YouTube should be the home base for the full video. It’s built for horizontal videos, search, playlists, embeds, and long-term discovery. A new listener can find the video months later through the song title, artist name, or related music. Add a clear title with the artist name and song name. Use the description to link the track, social pages, and upcoming shows.

TikTok is not the place to dump the entire video but a nice vertical snippet. Use the hook, a strong lyric, a behind-the-scenes moment, or a direct performance clip. A young artist can post several versions because each one can focus on a different part of the song.

Instagram Reels works well for fans who already follow you or people finding you through shared posts.

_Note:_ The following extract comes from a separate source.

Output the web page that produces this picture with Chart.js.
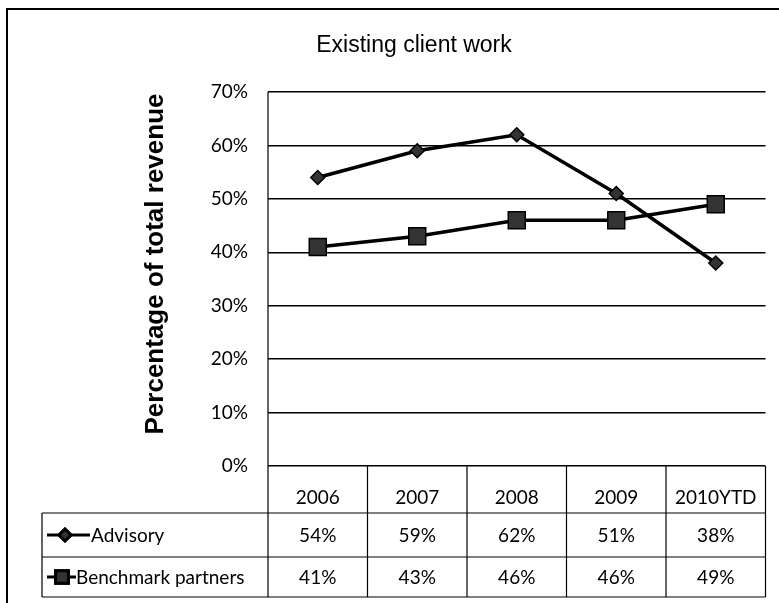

Use it for vertical performance moments, release countdowns, and short edits that show your face clearly. Pin the strongest Reel during the release window so new visitors see it first.

YouTube Shorts gives the song another vertical lane while keeping everything tied to your YouTube channel. This helps when the full video lives there too. A short clip can send people toward the main upload.

Spotify Canvas is worth using when the track is on Spotify. It’s not a full music video, but a short looping visual can make the song feel more complete in the app. Use a clean moment from the shoot rather than a busy edit.

Final Take

Learning how to make a music video on a budget is mostly about making choices early. Use the final song version. Build the video around performance. Pick locations that already feel right. Film enough full takes. Cut the edit around the track. Then prepare versions for the places where people actually watch music now.

A first video does not have to look expensive. It has to feel connected to the song and to the artist. Start with what you have, keep the shoot manageable, and produce a video that makes someone want to hear the song again.